Organisational "flatness" as a response to the speed of AI
In fintech, competition is no longer played out solely on fees, user experience, or new features: it is played out on the speed with which a company can convert technology into operational decisions. Artificial intelligence, in particular, is compressing the timeframes of many activities: risk analysis, customer care, marketing performance, reconciliations, anti-fraud, testing, and documentation.
In this context, a traditional hierarchical structure can become a brake. Making the organisation more "flat" means reducing approval levels, shortening decision-making chains, and increasing the autonomy of small but highly specialised teams. This is not just a matter of costs: it is a matter of throughput. If an AI model allows a product to be iterated in weeks rather than quarters, governance must be able to keep the same pace.
A practical example: an anti-fraud team that integrates anomaly detection models can continuously improve interception rates, but only if it has rapid access to data, controlled deployments, and the ability to intervene. In an overly layered structure, every change passes through too many gates and loses effectiveness.
AI as a competitive lever: from efficiency to structural advantage
The adoption of AI is often described as "automation", but the most important strategic lever is something else: the possibility of changing the way the company operates. AI does not simply replace repetitive activities; it rewrites end-to-end processes.
Consider three typical areas:
Operations: automatic classification of exceptions, intelligent ticket routing, volume forecasting, and dynamic resource allocation.
Risk & compliance: support for drafting and reviewing policies, analysis of suspicious patterns, assistance with internal controls (with traceability and audit trails).
Product and growth: faster pricing experimentation, offer personalisation, advanced segmentation, and adaptive content.
The key point is that when AI becomes part of the "operational engine", the company tends to require fewer coordination roles and more high-leverage roles: data engineering, model governance, security, product ownership with AI literacy. This is where restructurings become a positioning choice: reallocating capacity towards what generates cumulative advantage.
Immediate vs gradual cuts: managing uncertainty as a performance variable
When an organisation decides to downsize, the manner matters almost as much as the extent. A "gradual" approach may seem more cautious, but it often prolongs uncertainty: teams remain in a holding pattern, projects slow down, the flight of key talent increases, and deferred decisions multiply.
An immediate cut, however hard, can reduce the limbo phase and allow a cleaner restart: clear objectives, a defined organisational chart, realigned priorities. From a strategic standpoint it is a timing choice: paying an immediate reputational and organisational cost in order to regain speed.
In a sector where AI accelerates competitive cycles, "organisational latency" becomes a risk. Restructuring, from this perspective, is also a latency-reduction operation.
Severance and transition: why the "how" influences reputational capital
Restructuring is not only an economic decision; it is a signal to the labour market and to stakeholders. A severance package built with a fixed component and a variable one tied to seniority communicates two things: standardisation of treatment (perceived fairness) and recognition of contribution over time (reduction of internal and external reputational damage).
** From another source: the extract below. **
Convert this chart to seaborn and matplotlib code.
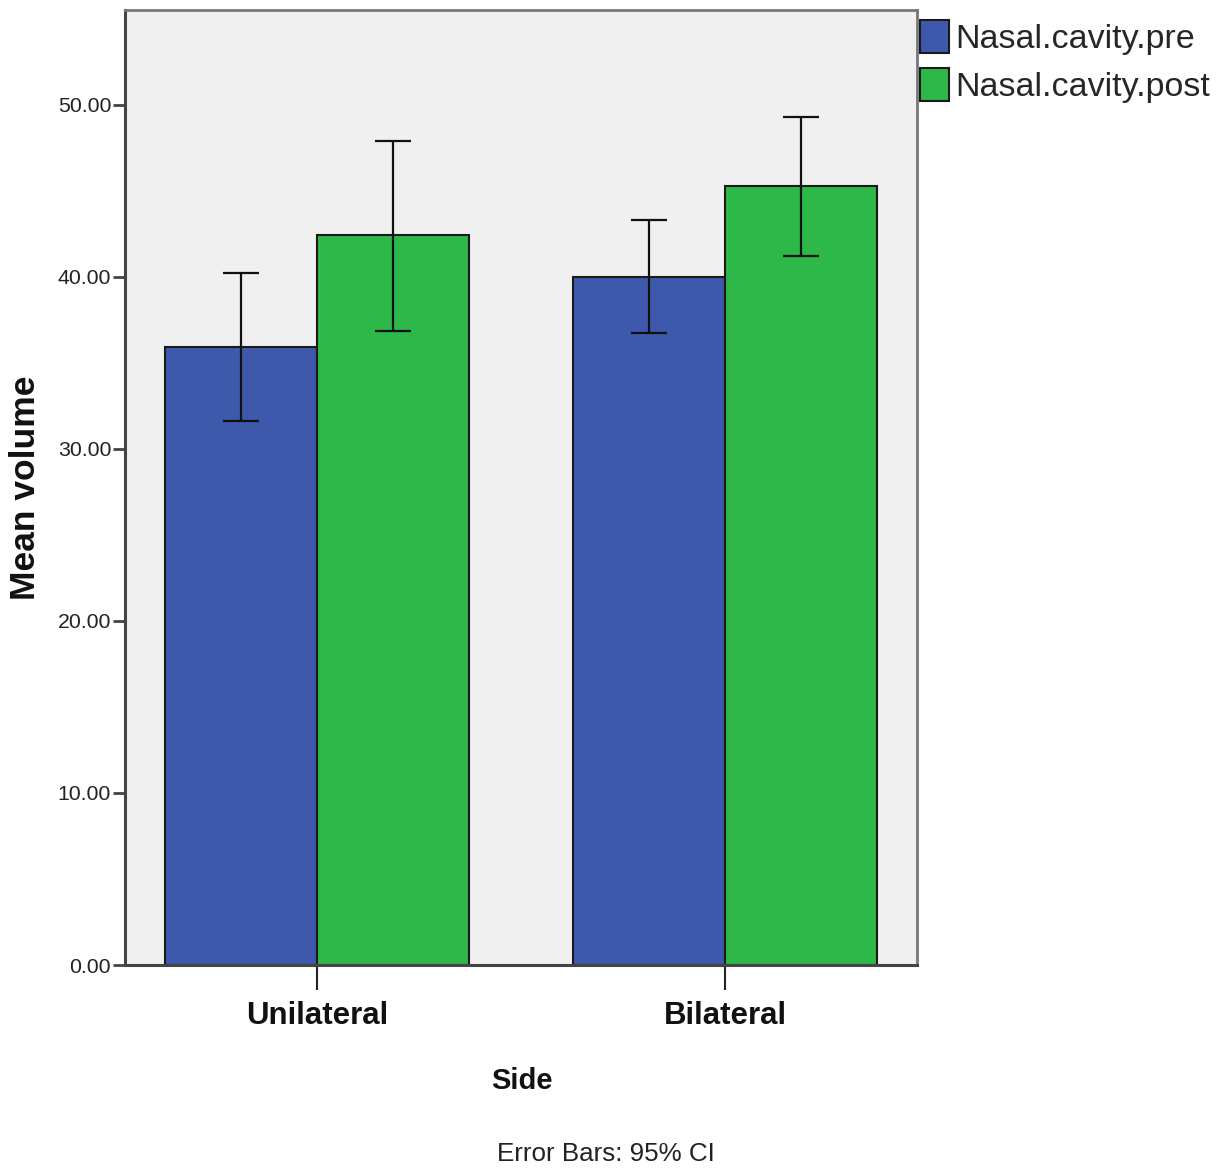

In fintech this aspect is particularly relevant because:
competition for technical profiles is intense;
trust is a critical asset (clients, partners, regulators);
public narrative influences the ability to hire in the future.
Managing the transition well does not eliminate the human impact, but it can reduce secondary effects: loss of trust in leadership teams, cultural misalignment, and a drop in productivity among those who remain.
Why the market can reward these choices even in already solid companies
It is counterintuitive, but markets often react positively to significant restructurings even when a company is financially healthy. The reason is that investors do not look only at current stability: they look at the credibility of the future path.
When a company demonstrates its intention to realign structure and priorities towards AI, the market may interpret this as:
greater discipline in resource allocation;
potential improvement in operating margins;
the ability to adapt to a technological paradigm shift.
In other words, the positive reaction is not necessarily a "moral" judgement on the choice, but a strategic reading: the company is attempting to transform efficiency into competitive advantage before others do.
The strategic point: AI does not scale well with slow organisations
The general lesson for the fintech world is that AI is not a simple IT project. It is a variable that changes organisational design. If the goal is to make the company operate differently — faster, more measurable, more automated — consistency between technology, processes, and structure is required.
Making the organisation leaner and flatter, choosing an execution method that reduces uncertainty, defining clear exit mechanisms, and observing market reactions: these are all signals of a single trend. AI is pushing companies to treat restructuring not as an exceptional event, but as a strategic tool for remaining competitive in an increasingly compressed innovation cycle.